## SET EXERCISE:
Only the lines from the start of the data through the line containing "ax = fig.add_axes([38" should be written out, exactly as they are, with both ends included and the pictures left out.

## DATA LINES:
>>

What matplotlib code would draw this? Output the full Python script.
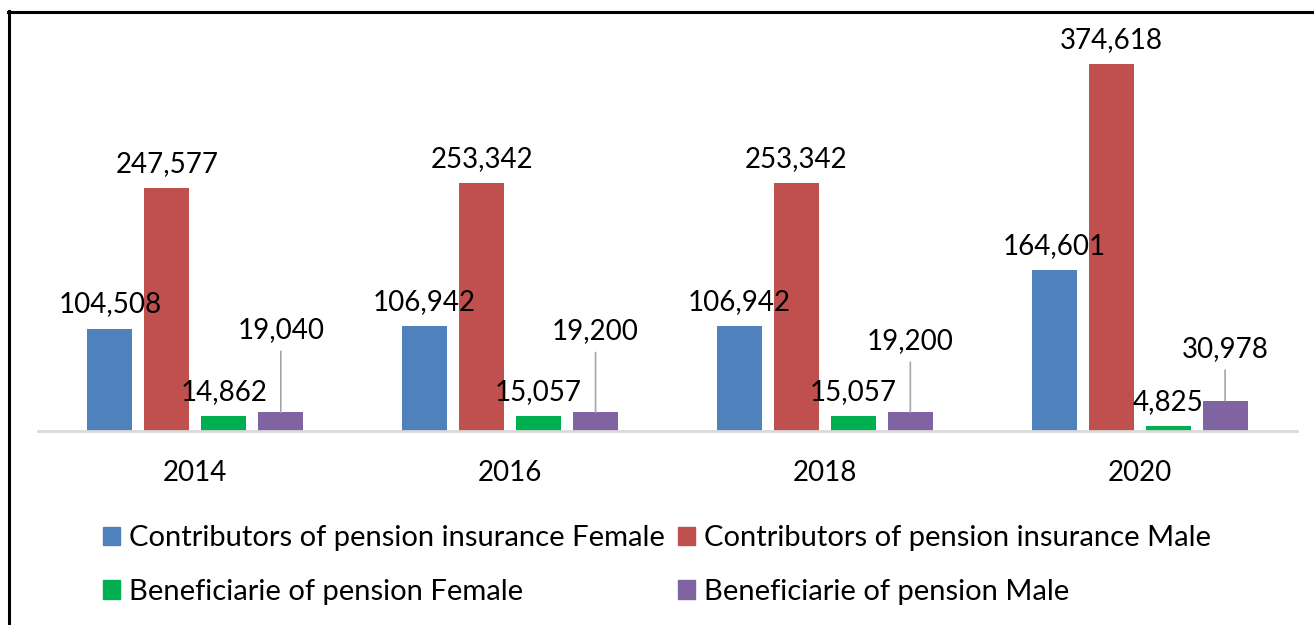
import matplotlib
matplotlib.use("Agg")
import numpy as np
import matplotlib.pyplot as plt
from matplotlib.lines import Line2D
from matplotlib.patches import Patch

years = ["2014", "2016", "2018", "2020"]
series_names = [
    "Contributors of pension insurance Female",
    "Contributors of pension insurance Male",
    "Beneficiarie of pension Female",
    "Beneficiarie of pension Male",
]
contrib_female = [104508, 106942, 106942, 164601]
contrib_male = [247577, 253342, 253342, 374618]
benef_female = [14862, 15057, 15057, 4825]
benef_male = [19040, 19200, 19200, 30978]
colors = ["#4f81bd", "#c0504d", "#00b050", "#8064a2"]

# purple labels sit higher, with a leader line (offset in points)
male_label_lift = [44, 43, 36, 22]

plt.rcParams['font.family'] = ['Lato', 'DejaVu Sans']

fig = plt.figure(figsize=(13.14, 6.25), dpi=100)
W, H = 1314, 625
ax = fig.add_axes([38 / W, 1 - 431 / H, (1297 - 38) / W, (431 - 20) / H])

x = np.arange(len(years))
width = 0.143
pitch = 0.181
all_series = [contrib_female, contrib_male, benef_female, benef_male]
for i, vals in enumerate(all_series):
    pos = x + (i - 1.5) * pitch
    ax.bar(pos, vals, width=width, color=colors[i], zorder=2)
    for j, (px, v) in enumerate(zip(pos, vals)):
        lab = f"{v:,}"
        if i == 3:
            ax.annotate(lab, (px, v), xytext=(0, male_label_lift[j] + 6),
                        textcoords="offset points", ha="center", va="bottom",
                        fontsize=20, clip_on=False, zorder=3)
            ax.annotate("", (px, v), xytext=(0, male_label_lift[j]),
                        textcoords="offset points",
                        arrowprops=dict(arrowstyle="-", color="#a6a6a6", lw=1.2,
                                        shrinkA=0, shrinkB=0))
        else:
            ax.annotate(lab, (px, v), xytext=(0, 8), textcoords="offset points",
                        ha="center", va="bottom", fontsize=20, clip_on=False, zorder=3)

ax.set_xlim(-0.5, 3.5)
ax.set_ylim(0, 374618 * (431 - 20) / 367)
ax.set_xticks(x)
ax.set_xticklabels(years, fontsize=20)
ax.tick_params(axis="x", length=0, pad=21)
ax.set_yticks([])
for s in ["top", "right", "left"]:
    ax.spines[s].set_visible(False)
ax.spines["bottom"].set_color("#d9d9d9")
ax.spines["bottom"].set_linewidth(2)

handles = [Patch(color=colors[k]) for k in [0, 2, 1, 3]]
labels = [series_names[k] for k in [0, 2, 1, 3]]
fig.legend(handles, labels, ncol=2, loc="center", bbox_to_anchor=(0.5, 1 - 565 / H),
           frameon=False, fontsize=21, handlelength=0.6, handleheight=0.6,
           handletextpad=0.3, columnspacing=0.45, labelspacing=0.95)

# outer frame
fig.add_artist(Line2D([8.5 / W, 8.5 / W], [0, 1 - 11 / H], color="black", lw=2.2))
fig.add_artist(Line2D([7.5 / W, 1], [1 - 11.5 / H, 1 - 11.5 / H], color="black", lw=2.2))

fig.savefig("out.png", dpi=100)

<<

## RESULT OF THIS TASK:
What matplotlib code would draw this? Output the full Python script.
import matplotlib
matplotlib.use("Agg")
import numpy as np
import matplotlib.pyplot as plt
from matplotlib.lines import Line2D
from matplotlib.patches import Patch

years = ["2014", "2016", "2018", "2020"]
series_names = [
    "Contributors of pension insurance Female",
    "Contributors of pension insurance Male",
    "Beneficiarie of pension Female",
    "Beneficiarie of pension Male",
]
contrib_female = [104508, 106942, 106942, 164601]
contrib_male = [247577, 253342, 253342, 374618]
benef_female = [14862, 15057, 15057, 4825]
benef_male = [19040, 19200, 19200, 30978]
colors = ["#4f81bd", "#c0504d", "#00b050", "#8064a2"]

# purple labels sit higher, with a leader line (offset in points)
male_label_lift = [44, 43, 36, 22]

plt.rcParams['font.family'] = ['Lato', 'DejaVu Sans']

fig = plt.figure(figsize=(13.14, 6.25), dpi=100)
W, H = 1314, 625
ax = fig.add_axes([38 / W, 1 - 431 / H, (1297 - 38) / W, (431 - 20) / H])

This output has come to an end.